MACHINE LEARNINGARTIFICIAL INTELLIGENCE

11/14/20233 min read

Let’s start by recalling what Artificial Intelligence is and its relationship with Machine Learning. According to John McCarthy, one of the founding fathers of AI, “human intelligence can be described so precisely that a machine can be built to simulate it.” The step-by-step instructions given to a robot to assemble a car on a production line are a good example of this definition.

But Artificial Intelligence is a broad discipline that covers different technologies and approaches. Machine Learning is a type of AI in which algorithms are trained using huge sets of input and output data. For example, a Machine Learning model can be shown hundreds of thousands of chest X-rays and told which ones correspond to lung cancer diagnoses. In this way, the model learns to recognize positive cases and can diagnose the disease fairly accurately when shown a new X-ray.

There are also Machine Learning models designed to classify (e.g., determining whether the patient has cancer or not) and others that calculate a numerical result (e.g., estimating temperature based on known data such as atmospheric pressure, humidity, etc.). It is precisely this latter type—called regression—that is used in analytical pricing tools to optimize prices based on known business data.

Although the idea of having a “crystal ball” that optimizes prices using historical information is very appealing, in practice there are reasons that limit its application. Here are three reasons why the use of Machine Learning models is not suitable for managing a pricing process:

Availability of input data
Training any Machine Learning model requires hundreds of thousands of input data points and their corresponding output data (results). Generally, the regression models used seek to optimize units sold, revenue, and profitability (output data) from multiple input data points such as own and competitor prices, costs, advertising and distribution levels (own and competitor), macroeconomic variables, etc.

It is highly unlikely to have this complete information for a period long enough to train Machine Learning algorithms properly. As a result, the model obtained is not robust enough, and the quality of the results leaves much to be desired.

Changes in business dynamics
But the availability of complete historical information is not the only challenge. Even if a regression model is successfully trained with complete information from, for example, the past three years, it may lose validity if structural changes occur in the market. Imagine a business whose model was built when customers bought 10% less if the company’s price was 10% above the closest competitor. It may happen that, due to the arrival of new lower-priced brands, that same price difference now causes sales to drop much more than the original 10%.

The entry of new competitors, changes in price sensitivity, and shifts in customers’ perceived value, among other factors, can cause a model to stop working correctly when projecting units sold under certain input conditions.

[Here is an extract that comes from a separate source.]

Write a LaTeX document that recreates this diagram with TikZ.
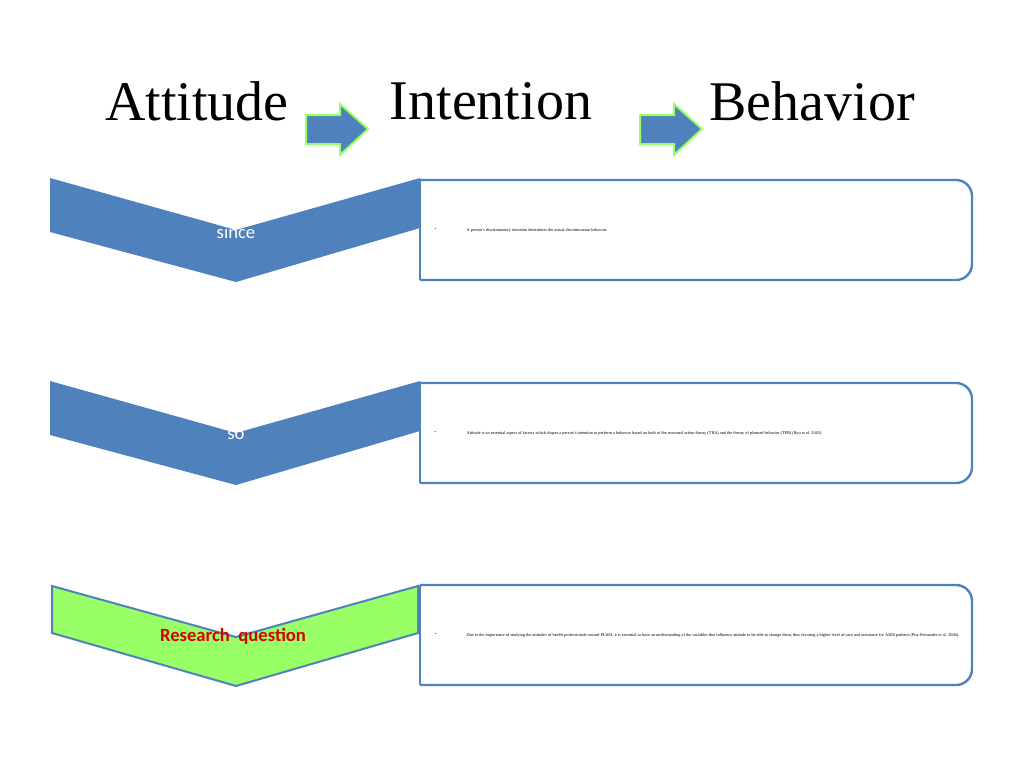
\documentclass[tikz,border=0pt]{standalone}
\usepackage{fontspec}
\setmainfont{Liberation Serif}
\newfontfamily\carl{Carlito}
\begin{document}
\begin{tikzpicture}[x=0.75pt,y=-0.75pt,
 chev/.style={fill=blue!45!cyan!60!black!80, draw=none},
 box/.style={draw=blue!55!cyan!70!black, line width=1.8pt},
 barr/.style={fill=blue!45!cyan!60!black!80, draw=green!70!lime, line width=1.5pt},
 small/.style={font=\fontsize{3.2}{4}\selectfont, anchor=west}]
\definecolor{cb}{RGB}{79,129,189}
\definecolor{gr}{RGB}{153,255,102}
\useasboundingbox (0,0) rectangle (1024,768);
\node[font=\fontsize{42}{48}\selectfont] (t1) at (197,101) {Attitude};
\node[font=\fontsize{42}{48}\selectfont] (t2) at (491,101) {Intention};
\node[font=\fontsize{42}{48}\selectfont] (t3) at (812,101) {Behavior};
\foreach \x in {306,640}{
 \draw[fill=cb,draw=gr,line width=1.5pt] (\x,115)--(\x+34,115)--(\x+34,104)--(\x+62,129)--(\x+34,155)--(\x+34,144)--(\x,144)--cycle;}
\foreach \y/\t/\n in {178/since/a,381/so/b}{
 \fill[cb] (50,\y)--(236,\y+52)--(420,\y)--(420,\y+50)--(236,\y+104)--(50,\y+54)--cycle;
 \node[text=white,font=\carl\fontsize{14}{16}\selectfont] (c\n) at (236,\y+54) {\t};}
\draw[fill=gr,draw=cb,line width=1.5pt] (52,586)--(236,637)--(418,586)--(418,633)--(236,686)--(52,633)--cycle;
\node[text=red!85!black,font=\carl\bfseries\fontsize{14}{16}\selectfont] (cc) at (233,636) {Research\ \ question};
\foreach \y/\n in {180/a,383/b,585/c}{
 \draw[draw=cb,line width=1.8pt,rounded corners=12pt] (420,\y)--(972,\y)--(972,\y+100)--(420,\y+100);
 \draw[draw=cb,line width=1.8pt] (420,\y)--(420,\y+100);
 \node[small] (bl\n) at (430,\y+50) {\textbullet};}
\node[small] (ta) at (462,230) {A person's discriminatory intention determines the actual discrimination behavior.};
\node[small] (tb) at (462,433) {Attitude is an essential aspect of factors which shapes a person's intention to perform a behavior based on both of the reasoned action theory (TRA) and the theory of planned behavior (TPB) (Ryu et al. 2003)};
\node[small] (tc) at (462,635) {Due to the importance of studying the attitudes of health professionals toward PLWH, it is essential to have an understanding of the variables that influence attitude to be able to change them, thus favoring a higher level of care and assistance for AIDS patients (Pita-Fernandes et al. 2004).};
\end{tikzpicture}
\end{document}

Price elasticity is not a number
Perhaps one of the most difficult structural variables to model is price elasticity of demand. This is because elasticity is not a number, but a function that varies according to the distance between a product’s current price and its optimal or potential price.

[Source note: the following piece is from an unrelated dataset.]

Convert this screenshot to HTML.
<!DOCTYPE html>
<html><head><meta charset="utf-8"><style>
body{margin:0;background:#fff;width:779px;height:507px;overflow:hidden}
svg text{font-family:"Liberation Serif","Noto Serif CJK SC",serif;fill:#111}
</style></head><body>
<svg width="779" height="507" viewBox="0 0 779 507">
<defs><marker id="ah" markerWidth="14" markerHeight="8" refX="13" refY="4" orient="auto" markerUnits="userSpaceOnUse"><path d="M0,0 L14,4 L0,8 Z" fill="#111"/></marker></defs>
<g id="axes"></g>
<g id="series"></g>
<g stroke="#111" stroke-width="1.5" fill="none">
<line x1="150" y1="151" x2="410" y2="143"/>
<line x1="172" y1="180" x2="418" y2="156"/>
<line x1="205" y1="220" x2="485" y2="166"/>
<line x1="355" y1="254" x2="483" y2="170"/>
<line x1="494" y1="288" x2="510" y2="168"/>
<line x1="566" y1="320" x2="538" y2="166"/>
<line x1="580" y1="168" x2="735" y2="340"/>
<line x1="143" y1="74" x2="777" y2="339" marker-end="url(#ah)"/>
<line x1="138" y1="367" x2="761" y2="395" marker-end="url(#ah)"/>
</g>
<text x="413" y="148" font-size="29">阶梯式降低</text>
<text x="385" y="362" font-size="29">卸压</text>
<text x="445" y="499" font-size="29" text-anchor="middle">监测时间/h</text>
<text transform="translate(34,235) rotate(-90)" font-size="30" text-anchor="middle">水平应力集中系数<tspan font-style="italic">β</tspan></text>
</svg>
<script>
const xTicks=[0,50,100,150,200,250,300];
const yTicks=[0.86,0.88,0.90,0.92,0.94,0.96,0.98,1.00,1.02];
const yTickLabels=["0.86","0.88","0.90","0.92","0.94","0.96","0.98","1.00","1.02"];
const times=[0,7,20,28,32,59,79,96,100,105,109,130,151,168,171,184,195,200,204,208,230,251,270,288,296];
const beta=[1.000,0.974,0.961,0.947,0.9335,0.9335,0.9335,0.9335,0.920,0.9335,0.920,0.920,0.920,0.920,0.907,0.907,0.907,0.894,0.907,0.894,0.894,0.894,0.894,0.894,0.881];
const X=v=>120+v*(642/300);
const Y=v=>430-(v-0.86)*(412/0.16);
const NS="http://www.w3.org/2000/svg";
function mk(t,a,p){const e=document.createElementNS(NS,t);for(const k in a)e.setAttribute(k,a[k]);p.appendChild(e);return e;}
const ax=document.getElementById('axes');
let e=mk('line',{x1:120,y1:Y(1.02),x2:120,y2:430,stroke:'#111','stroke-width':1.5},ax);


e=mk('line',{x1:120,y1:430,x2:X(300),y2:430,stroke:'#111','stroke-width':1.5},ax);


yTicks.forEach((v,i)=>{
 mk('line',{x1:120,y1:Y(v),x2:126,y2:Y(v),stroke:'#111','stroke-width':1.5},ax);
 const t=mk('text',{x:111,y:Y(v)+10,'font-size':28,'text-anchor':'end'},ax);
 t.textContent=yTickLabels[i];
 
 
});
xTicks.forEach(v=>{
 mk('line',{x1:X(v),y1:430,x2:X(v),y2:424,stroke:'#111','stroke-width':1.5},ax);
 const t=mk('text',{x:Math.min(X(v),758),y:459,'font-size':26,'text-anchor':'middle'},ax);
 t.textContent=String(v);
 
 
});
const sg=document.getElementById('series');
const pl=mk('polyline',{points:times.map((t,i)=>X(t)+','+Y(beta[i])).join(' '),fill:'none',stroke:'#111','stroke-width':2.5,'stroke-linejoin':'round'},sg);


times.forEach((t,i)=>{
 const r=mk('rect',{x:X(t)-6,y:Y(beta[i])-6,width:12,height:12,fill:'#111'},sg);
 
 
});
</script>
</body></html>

When a product is expensive—its price is above its potential—it will show high price elasticity, and units sold will change significantly after even a small price variation. But when the product is cheap—its price is below its potential—units sold will not change much if the price is adjusted.

In conclusion…
Does this mean Artificial Intelligence is not applicable to pricing? Of course not. What it means is that Machine Learning, as part of AI, has very limited application in price optimization.

Fortunately, there is another AI category that has proven effective in overcoming these challenges. These are Expert Systems, which convert human-created knowledge into algorithms. Under this approach, models are developed that simulate the judgment of pricing experts and consider all the variables that must be taken into account to make pricing decisions—perceived value, price sensitivity, competitor product configuration and pricing, costs, price elasticity of demand, channel margin, etc.

As always, the problem is not the tool, but the inappropriate use of it.